**Prompt:** Retype the data exactly, from its first line to the line containing "import plotly.graph_objects as go", including both, and skip any picture.

**Stored data:**
================
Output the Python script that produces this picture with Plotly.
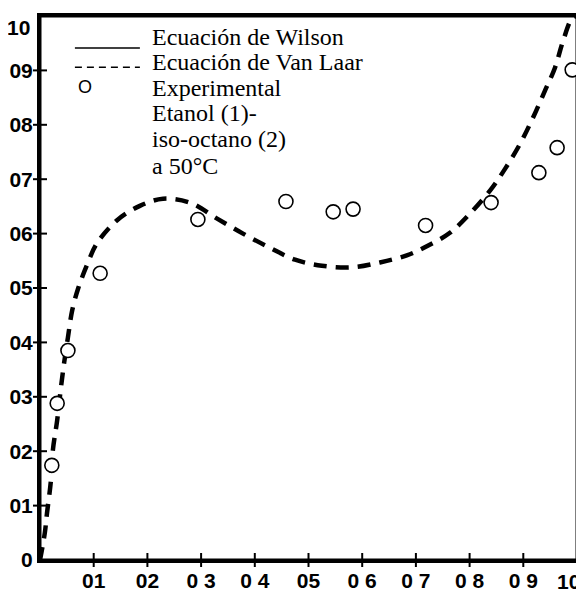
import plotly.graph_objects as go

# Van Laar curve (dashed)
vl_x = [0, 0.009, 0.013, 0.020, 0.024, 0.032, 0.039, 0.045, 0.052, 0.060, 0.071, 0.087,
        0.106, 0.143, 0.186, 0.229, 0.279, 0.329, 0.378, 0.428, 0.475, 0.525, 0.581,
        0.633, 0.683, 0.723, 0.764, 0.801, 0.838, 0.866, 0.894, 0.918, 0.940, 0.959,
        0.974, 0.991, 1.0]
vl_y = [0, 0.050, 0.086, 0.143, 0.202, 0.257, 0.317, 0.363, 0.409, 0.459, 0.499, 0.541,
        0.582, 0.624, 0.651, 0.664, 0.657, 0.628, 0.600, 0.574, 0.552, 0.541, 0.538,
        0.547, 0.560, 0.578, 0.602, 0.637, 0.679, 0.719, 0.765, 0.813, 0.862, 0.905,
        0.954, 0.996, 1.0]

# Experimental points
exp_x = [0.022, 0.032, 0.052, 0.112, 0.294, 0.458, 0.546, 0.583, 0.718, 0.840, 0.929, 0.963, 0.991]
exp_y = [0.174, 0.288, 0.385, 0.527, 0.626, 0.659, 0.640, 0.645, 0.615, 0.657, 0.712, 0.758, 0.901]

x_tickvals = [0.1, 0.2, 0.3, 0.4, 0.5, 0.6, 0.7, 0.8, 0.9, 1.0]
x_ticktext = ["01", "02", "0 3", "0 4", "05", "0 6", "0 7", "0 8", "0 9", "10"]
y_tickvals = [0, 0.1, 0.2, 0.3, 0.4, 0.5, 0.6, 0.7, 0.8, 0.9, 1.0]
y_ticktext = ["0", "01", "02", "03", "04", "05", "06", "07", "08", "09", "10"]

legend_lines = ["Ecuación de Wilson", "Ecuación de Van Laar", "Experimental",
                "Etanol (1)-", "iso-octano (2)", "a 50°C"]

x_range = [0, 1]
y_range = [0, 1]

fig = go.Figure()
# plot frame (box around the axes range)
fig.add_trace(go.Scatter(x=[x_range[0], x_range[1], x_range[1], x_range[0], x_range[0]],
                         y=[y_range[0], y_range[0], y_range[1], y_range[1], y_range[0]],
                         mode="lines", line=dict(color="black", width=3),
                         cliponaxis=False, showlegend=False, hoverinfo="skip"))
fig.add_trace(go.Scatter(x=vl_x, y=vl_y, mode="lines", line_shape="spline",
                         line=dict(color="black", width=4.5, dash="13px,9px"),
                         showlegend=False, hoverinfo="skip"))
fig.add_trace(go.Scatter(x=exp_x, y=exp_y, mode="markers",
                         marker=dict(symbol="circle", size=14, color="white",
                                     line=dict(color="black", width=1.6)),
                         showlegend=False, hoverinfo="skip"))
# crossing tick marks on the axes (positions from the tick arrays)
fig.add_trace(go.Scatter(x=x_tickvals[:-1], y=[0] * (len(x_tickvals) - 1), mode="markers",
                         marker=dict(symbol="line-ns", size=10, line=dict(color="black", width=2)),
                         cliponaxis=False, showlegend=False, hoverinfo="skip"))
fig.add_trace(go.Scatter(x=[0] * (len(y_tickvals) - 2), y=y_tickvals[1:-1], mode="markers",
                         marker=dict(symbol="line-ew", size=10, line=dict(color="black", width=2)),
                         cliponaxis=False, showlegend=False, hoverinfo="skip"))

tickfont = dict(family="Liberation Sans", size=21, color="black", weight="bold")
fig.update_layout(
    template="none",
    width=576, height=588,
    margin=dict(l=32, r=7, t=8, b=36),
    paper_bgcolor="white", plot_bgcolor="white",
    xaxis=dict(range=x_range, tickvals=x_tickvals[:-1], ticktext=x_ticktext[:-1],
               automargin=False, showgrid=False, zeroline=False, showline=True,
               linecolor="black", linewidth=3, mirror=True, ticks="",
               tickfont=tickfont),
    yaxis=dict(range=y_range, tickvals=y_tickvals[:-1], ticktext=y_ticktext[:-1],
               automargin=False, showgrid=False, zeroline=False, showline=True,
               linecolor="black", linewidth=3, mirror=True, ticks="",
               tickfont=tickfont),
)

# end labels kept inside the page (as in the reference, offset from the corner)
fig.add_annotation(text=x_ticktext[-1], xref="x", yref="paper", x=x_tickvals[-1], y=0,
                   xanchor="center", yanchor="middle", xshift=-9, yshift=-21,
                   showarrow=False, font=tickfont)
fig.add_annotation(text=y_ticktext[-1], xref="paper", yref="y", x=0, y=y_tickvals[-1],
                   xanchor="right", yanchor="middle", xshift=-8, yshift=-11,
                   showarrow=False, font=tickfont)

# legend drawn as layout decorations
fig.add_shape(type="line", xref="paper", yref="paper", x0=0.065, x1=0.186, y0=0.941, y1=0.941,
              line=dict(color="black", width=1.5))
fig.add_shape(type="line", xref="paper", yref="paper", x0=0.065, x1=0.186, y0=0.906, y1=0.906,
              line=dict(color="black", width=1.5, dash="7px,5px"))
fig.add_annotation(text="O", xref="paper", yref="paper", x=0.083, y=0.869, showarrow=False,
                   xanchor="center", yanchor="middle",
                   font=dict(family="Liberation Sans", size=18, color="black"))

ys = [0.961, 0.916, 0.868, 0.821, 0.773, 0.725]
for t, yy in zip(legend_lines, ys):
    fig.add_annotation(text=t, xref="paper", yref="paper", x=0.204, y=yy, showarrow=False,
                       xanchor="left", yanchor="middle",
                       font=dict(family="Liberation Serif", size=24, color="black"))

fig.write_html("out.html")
================
**Result for this exercise:**
Output the Python script that produces this picture with Plotly.
import plotly.graph_objects as go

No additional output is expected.